UroToday - The concept of reconstituting the nerve supply to the penis with a structural graft has excited many surgeons in the field of radical prostate surgery as a feasible approach to regain erectile function in their patients after the surgery.

In this study, bilateral grafting in preoperatively potent men requiring bilateral cavernous nerve excision because of the extent of their cancer revealed only 11% consistent vaginal penetrative ability at 5 years.

Since biochemical free probability was only 33% at 5 years, it would seem that for those few men achieving any success with this therapy their likely requirement to undergo adjuvant pelvic irradiation or androgen deprivation therapy which would otherwise likely devitalize the function of the graft.

This study further sheds important light on the seemingly limited utility of this intervention.

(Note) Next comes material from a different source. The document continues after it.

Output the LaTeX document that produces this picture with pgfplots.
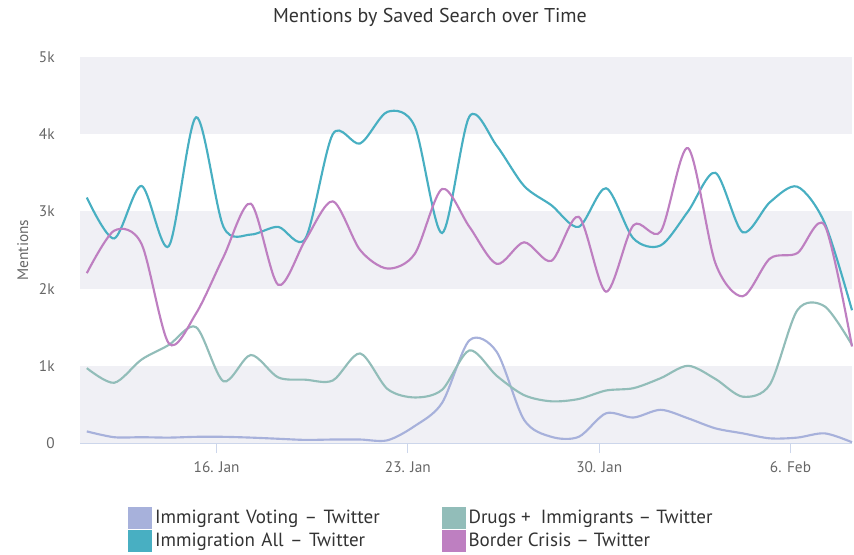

Editor's note: For men with high volume or high grade adenocarcinoma of the prostate, wide excision including sacrifice of neural bundles is practiced. The interposition of neural tissue with peripheral nerve grafting (sural nerve) has been evaluated as an immediate interposition graft. Patients are often confused and believe that nerve grafting is an option at some time after surgery; it is not and has been performed at time of prostatectomy.
This is a very significant series since the 11% of men who were able to get penetrative erections would presumably be 0% had they not had nerve interposition. On the other hand in terms of cancer control since the surgical technique only leaves 33% biochemically free of disease at 5 years; adjuvant therapy is looking like the rule rather than the exception in this group of patients. Adjuvant radiation therapy and or hormonal castration will doubtlessly eliminate erectile ability by both damage to vascular and neural tissue and suppression of testosterone.